I've attended more than 20 D.C. openers since 1950, when the original Senators spanked the Athletics 8-7 at the start of Connie Mack's 50th and final season as the A's manager. My family and I were seated in the corner of the left-field stands at Griffith Stadium where an overhang obstructed most of the field. The only players we saw were the left fielders - Washington's Gil Coan, Philadelphia's Barney McCosky - but we had a nice view of an alley between the stands and the bleachers.
Some managers and players hate Opening Day with all its pomp and circumstance. It's only 1/162nd of a season, after all, and the way to succeed in baseball is by remaining on an even keel. You'll never hear anybody in spikes saying he was "up for the game." It's necessary to treat every day like the one before and the one ahead.
For fans, though, Opening Day always seems warm and wonderful, even if the temperature is 35 degrees. No other sport so heralds, at the start of each season, a kind of spiritual rebirth for those who love it.

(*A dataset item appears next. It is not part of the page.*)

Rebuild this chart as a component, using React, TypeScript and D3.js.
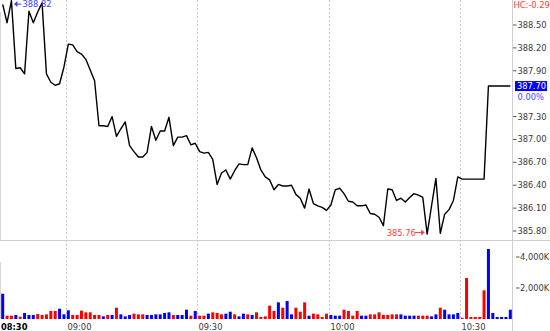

Presidents from Taft through Richard Nixon, plus George W. Bush and Barack Obama, have abandoned their cares and woe to show up for Opening Day in Washington. And sometimes the occasion produces great drama.
In 1954, local icon Mickey Vernon beat the Yankees with a 10th-inning home run and was escorted to the presidential box for a handshake from Ike. Seventeen years later, the last Washington team before the Great Baseball Void thrashed the A's and pitcher Vida Blue, who would win his next 12 decisions and the American League Cy Young Award. In 2008, Ryan Zimmerman's walk-off homer dedicated Nationals Park spectacularly.
When a Washington team wins the opener, you see, it finds itself in first place at least for 24 hours. That's unique, too.
Humor also has graced Opening Day. Ambidextrous Harry Truman kept everybody guessing whether he would throw out the first ball righty or lefty. And the all-time chutzpah award goes to White Sox outfielder Jim Rivera, who caught the ceremonial toss from newly inaugurated John F. Kennedy in 1961 and presented the ball to the prez for his signature. When JFK handed it back, Rivera peered at the scrawled letters and scowled.
"What's this garbage?" he demanded. "Is that the way they teach you to write at Harvard? Give me a signature somebody can read."
Kennedy laughed and rewrote his name more legibly.
That was a memorable moment, one of many on Opening Day in Washington. It should be a fixture each spring from here to eternity.